ImportantQuick recall
  • Three layers: Measurement (number) → Assessment (description) → Evaluation (decision).
  • Three Bloom domains: Cognitive (Bloom 1956 / Anderson-Krathwohl 2001), Affective (Krathwohl 1964 — Receiving → Characterising), Psychomotor (Simpson 1972 — Perception → Origination).
  • Tyler 4 elements (1949): Objectives → Learning experiences → Evaluation → Reform. “Father of curriculum evaluation.”
  • 6 qualities of a tool: Validity · Reliability · Objectivity · Practicability · Discrimination · Comprehensiveness.
  • Reliability methods: test-retest, parallel-form, split-half, KR-20/21, Cronbach’s α.
  • Scriven (1967): Formative (improve) vs Summative (judge).
  • Glaser (1963): NRT vs CRT.
  • 4 types by purpose: Placement → Diagnostic → Formative → Summative.

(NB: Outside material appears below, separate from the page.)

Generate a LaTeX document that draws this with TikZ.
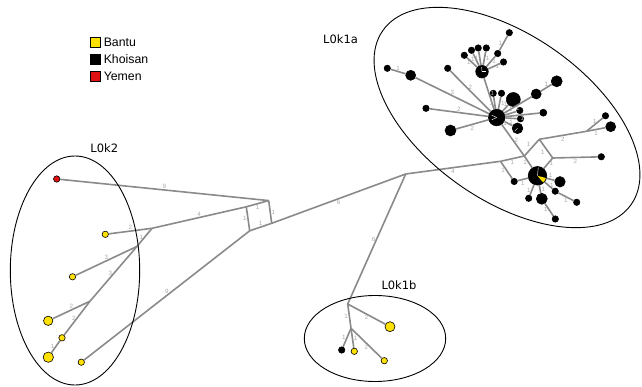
\documentclass[tikz,border=0pt]{standalone}
\usepackage{fontspec}
\setmainfont{Liberation Sans}
\newfontfamily\grpfont{DejaVu Sans}
\usepackage{tikz}
\usetikzlibrary{positioning}
\definecolor{bantu}{HTML}{FFE100}
\definecolor{yemen}{HTML}{DD1111}
\definecolor{edgegray}{HTML}{8A8A8A}
\definecolor{lblgray}{HTML}{A8A8A8}

\begin{document}
\begin{tikzpicture}[x=1pt, y=-1pt,
			edge/.style={draw=edgegray, line width=1.6pt},
			elbl/.style={text=lblgray, font=\fontsize{6.2}{6.2}\selectfont, inner sep=0.7pt, above},
			hap/.style={circle, draw=black, line width=0.6pt, inner sep=0pt, minimum size=#1pt},
			kh/.style={hap=#1, fill=black}, kh/.default=6.4,
			bt/.style={hap=#1, fill=bantu}, bt/.default=6.4,
			ye/.style={hap=#1, fill=yemen}, ye/.default=6.4,
			group/.style={draw=black, line width=0.9pt},
			grplbl/.style={font=\grpfont\fontsize{11.5}{13}\selectfont, inner sep=0pt},
			legbox/.style={draw=black, line width=0.6pt, minimum size=10.5pt, inner sep=0pt},
			legtxt/.style={font=\fontsize{12.3}{14}\selectfont, inner sep=0pt},
			pie/.style={draw=white, line width=0.4pt}]
			
			\useasboundingbox (0,0) rectangle (642,387);
			
			% legend
			\node[legbox, fill=bantu] (keyB) at (95.5,42.5) {};
			\node[legbox, fill=black, below=5.8pt of keyB] (keyK) {};
			\node[legbox, fill=yemen, below=5.8pt of keyK] (keyY) {};
			\node[legtxt, right=2.5pt of keyB] (keyBt) {Bantu};
			\node[legtxt, right=2.5pt of keyK] (keyKt) {Khoisan};
			\node[legtxt, right=2.5pt of keyY] (keyYt) {Yemen};
			
			% L0k2
			\node[ye] (r1) at (56.7,179) {};
			\node[bt] (y1) at (105.3,234.3) {};
			\node[bt] (y2) at (72.5,276.8) {};
			\node[bt=9.4] (y3) at (48.2,320.8) {};
			\node[bt] (y4) at (62,337.8) {};
			\node[bt=10.4] (y5) at (48.3,357.2) {};
			\node[bt] (y6) at (81.3,362.2) {};
			\coordinate (k1) at (246.3,206.8);
			\coordinate (k2) at (268.7,200.6);
			\coordinate (k3) at (271.7,223.3);
			\coordinate (k4) at (249.7,230.8);
			\coordinate (b1) at (152,228.3);
			\coordinate (b2) at (137,246.4);
			\coordinate (b3) at (90,301.2);
			
			\draw[edge] (k1) -- node[elbl, below] {1} (k2);
			\draw[edge] (k2) -- node[elbl, right] {1} (k3);
			\draw[edge] (k3) -- node[elbl] {1} (k4);
			\draw[edge] (k4) -- node[elbl, left] {1} (k1);
			\draw[edge] (k2) -- node[elbl] {9} (r1);
			\draw[edge] (k1) -- node[elbl] {4} (b1);
			\draw[edge] (b1) -- node[elbl] {2} (y1);
			\draw[edge] (b1) -- node[elbl, left] {1} (b2);
			\draw[edge] (b2) -- node[elbl] {3} (y2);
			\draw[edge] (b2) -- node[elbl, left] {3} (b3);
			\draw[edge] (b3) -- node[elbl] {2} (y3);
			\draw[edge] (b3) -- node[elbl, left] {2} (y4);
			\draw[edge] (y4) -- node[elbl, left] {1} (y5);
			\draw[edge] (k4) -- node[elbl] {9} (y6);
			
			% L0k1b
			\coordinate (J1) at (405.7,174);
			\coordinate (J2) at (347.7,304);
			\coordinate (J3) at (351,328.3);
			\node[bt=10] (yb1) at (390,326.7) {};
			\node[kh] (kb1) at (341.7,350) {};
			\node[bt] (yb2) at (354.3,351.3) {};
			\node[bt] (yb3) at (384.3,360.7) {};
			
			\draw[edge] (k3) -- node[elbl, below] {6} (J1);
			\draw[edge] (J1) -- node[elbl, left] {6} (J2);
			\draw[edge] (J2) -- node[elbl, below] {2} (yb1);
			\draw[edge] (J2) -- node[elbl, left] {1} (J3);
			\draw[edge] (J3) -- node[elbl, left] {1} (kb1);
			\draw[edge] (J3) -- node[elbl, right] {1} (yb2);
			\draw[edge] (J3) -- node[elbl, below] {2} (yb3);
			
			% L0k1a
			\coordinate (P) at (500.5,161.3);
			\coordinate (Q) at (524.3,156);
			\coordinate (R) at (539.3,139.3);
			\coordinate (S) at (552.7,158);
			\coordinate (T) at (586.5,131.3);
			\node[kh=18.6] (hubC) at (537.5,175.8) {};
			\node[kh] (n14) at (514.2,181.5) {};
			\node[kh] (n15) at (605.5,115.8) {};
			\node[kh=10] (n16) at (610.7,126.7) {};
			\node[kh] (n17) at (601.3,156.8) {};
			\node[kh=10.5] (n18) at (560,181.8) {};
			\node[kh] (n19) at (555.2,191.2) {};
			\node[kh] (n20) at (576.7,202.3) {};
			\node[kh=11] (n21) at (541.8,198.8) {};
			\node[kh] (n22) at (555.3,219) {};
			\node[kh] (n23) at (528.7,198.3) {};
			
			\node[kh=16.6] (hubB) at (496.7,117.5) {};
			\node[kh] (c0) at (387.3,68.3) {};
			\node[kh] (c1) at (447.7,68.3) {};
			\node[kh=10] (c2) at (410.7,75.3) {};
			\node[kh] (c3) at (426,108.3) {};
			\node[kh=11] (c4) at (450.5,130.5) {};
			\node[kh] (c5) at (493.2,93.3) {};
			\node[kh] (c6) at (501.5,93.3) {};
			\node[kh=14] (c7) at (513.3,99.5) {};
			\node[kh=10] (c8) at (536.2,94) {};
			\node[kh=11] (c9) at (556.7,81.3) {};
			\node[kh] (c10) at (519.8,110.5) {};
			\node[kh=7] (c11) at (543.3,112.7) {};
			\node[kh] (c12) at (520.5,118.8) {};
			\node[kh=10.7] (c13) at (517.5,128.3) {};
			
			\node[kh=12.6] (hubA) at (482,71.7) {};
			\node[kh] (a1) at (464.3,55.3) {};
			\node[kh] (a2) at (471.5,50.3) {};
			\node[kh] (a3) at (478.2,48) {};
			\node[kh] (a4) at (486.3,48) {};
			\node[kh] (a5) at (497.7,53.5) {};
			\node[kh] (a6) at (503.5,62) {};
			\node[kh] (a7) at (509.3,32.7) {};
			
			\draw[edge] (J1) -- node[elbl, below] {4} (P);
			\draw[edge] (P) -- node[elbl, below] {1} (Q);
			\draw[edge] (P) -- node[elbl, left] {1} (n14);
			\draw[edge] (n14) -- node[elbl, below] {1} (hubC);
			\draw[edge] (Q) -- node[elbl, above left] {1} (R);
			\draw[edge] (R) -- node[elbl, below left] {1} (S);
			\draw[edge] (Q) -- node[elbl, left] {1} (hubC);
			\draw[edge] (S) -- node[elbl, right] {1} (hubC);
			\draw[edge] (R) -- node[elbl, below] {2} (T);
			\draw[edge] (T) -- node[elbl] {1} (n15);
			\draw[edge] (T) -- node[elbl, below] {1} (n16);
			\draw[edge] (S) -- node[elbl, below] {2} (n17);
			\draw[edge] (hubC) -- node[elbl] {1} (n18);
			\draw[edge] (hubC) -- node[elbl, right] {1} (n19);
			\draw[edge] (n19) -- node[elbl, below] {1} (n20);
			\draw[edge] (hubC) -- node[elbl, right] {1} (n21);
			\draw[edge] (n21) -- node[elbl, left] {1} (n22);
			\draw[edge] (hubC) -- node[elbl, left] {1} (n23);
			
			\draw[edge] (Q) -- node[elbl, right] {2} (hubB);
			\draw[edge] (hubA) -- node[elbl, right] {1} (hubB);
			\draw[edge] (hubB) -- node[elbl] {2} (c1);
			\draw[edge] (hubB) -- node[elbl] {3} (c2);
			\draw[edge] (c2) -- node[elbl] {1} (c0);
			\draw[edge] (hubB) -- node[elbl] {2} (c3);
			\draw[edge] (hubB) -- node[elbl, below] {2} (c4);
			\draw[edge] (hubB) -- node[elbl, left] {1} (c5);
			\draw[edge] (hubB) -- node[elbl, right] {1} (c6);
			\draw[edge] (hubB) -- node[elbl] {1} (c7);
			\draw[edge] (hubB) -- node[elbl, below] {1} (c8);
			\draw[edge] (c8) -- node[elbl] {1} (c9);
			\draw[edge] (hubB) -- node[elbl] {1} (c10);
			\draw[edge] (hubB) -- node[elbl, below] {1} (c11);
			\draw[edge] (hubB) -- node[elbl, below] {1} (c12);
			\draw[edge] (hubB) -- node[elbl, left] {1} (c13);
			
			\draw[edge] (hubA) -- node[elbl, left] {1} (a1);
			\draw[edge] (hubA) -- node[elbl, left] {1} (a2);
			\draw[edge] (hubA) -- node[elbl, left] {1} (a3);
			\draw[edge] (hubA) -- node[elbl, right] {1} (a4);
			\draw[edge] (hubA) -- node[elbl, right] {1} (a5);
			\draw[edge] (hubA) -- node[elbl, right] {1} (a6);
			\draw[edge] (a5) -- node[elbl, left] {1} (a7);
			
			% pie sectors
			\fill[bantu] (hubC.center) -- ++(15:8.7) arc[start angle=15, end angle=50, radius=8.7] -- cycle;
			\draw[pie] (hubC.center) -- ++(-85:8.5);
			\draw[pie] (hubB.center) -- ++(-155:5.5);
			\draw[pie] (hubB.center) -- ++(155:5.5);
			\draw[pie] (hubA.center) -- ++(-95:4.5);
			\draw[pie] (hubA.center) -- ++(0:4);
			\draw[pie] (c13.center) -- ++(135:4);
			
			% groups
			\coordinate (cA) at (507,117.5);
			\draw[group, rotate around={-35:(cA)}] (cA) ellipse [x radius=151.6, y radius=82.6];
			\draw[group] (75,270.5) ellipse [x radius=64.7, y radius=114.5];
			\draw[group] (375,338.5) ellipse [x radius=70.7, y radius=43];
			\node[grplbl] (labA) at (340.5,39) {L0k1a};
			\node[grplbl] (labK) at (104.3,148.5) {L0k2};
			\node[grplbl] (labB) at (399,285) {L0k1b};
		\end{tikzpicture}
\end{document}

  • CBCS (UGC 2015): 1 theory credit = 1 hr/wk; 10-point scale (O 10 · A+ 9 · A 8 · B+ 7 · B 6 · C 5 · P 4 · F 0). Course types: CC · DSE · GE · SEC · AECC.
  • SGPA = Σ(Cᵢ × Gᵢ) / Σ Cᵢ.
  • NEP-2020 reforms: ABC (2021), NCrF (2022), PARAKH (2023, NCERT), FYUP with research, MEME (Cert/Dip/Bach/Bach-Honours).
  • NTA (2017): conducts UGC-NET, JEE Main, NEET, CUET as CBTs.
  • CBT types: Linear · LOFT · CAT (using IRT).
  • IRT models: 1-PL Rasch (difficulty) → 2-PL (+ discrimination) → 3-PL (+ guessing) → 4-PL (+ carelessness).
  • OBE (Spady 1994): COs/POs, measurable Bloom verbs. Constructive Alignment (Biggs 1996): Outcomes ↔︎ Teaching ↔︎ Assessment.
  • Authentic assessment (Wiggins 1989): real-world tasks.
  • Rubric types: Holistic (one score) vs Analytic (per criterion).
  • Rater bias: Halo, Leniency/Severity, Central tendency, Order, Cultural.
  • Concept mapping (Novak 1972, based on Ausubel) vs Mind mapping (Buzan 1974).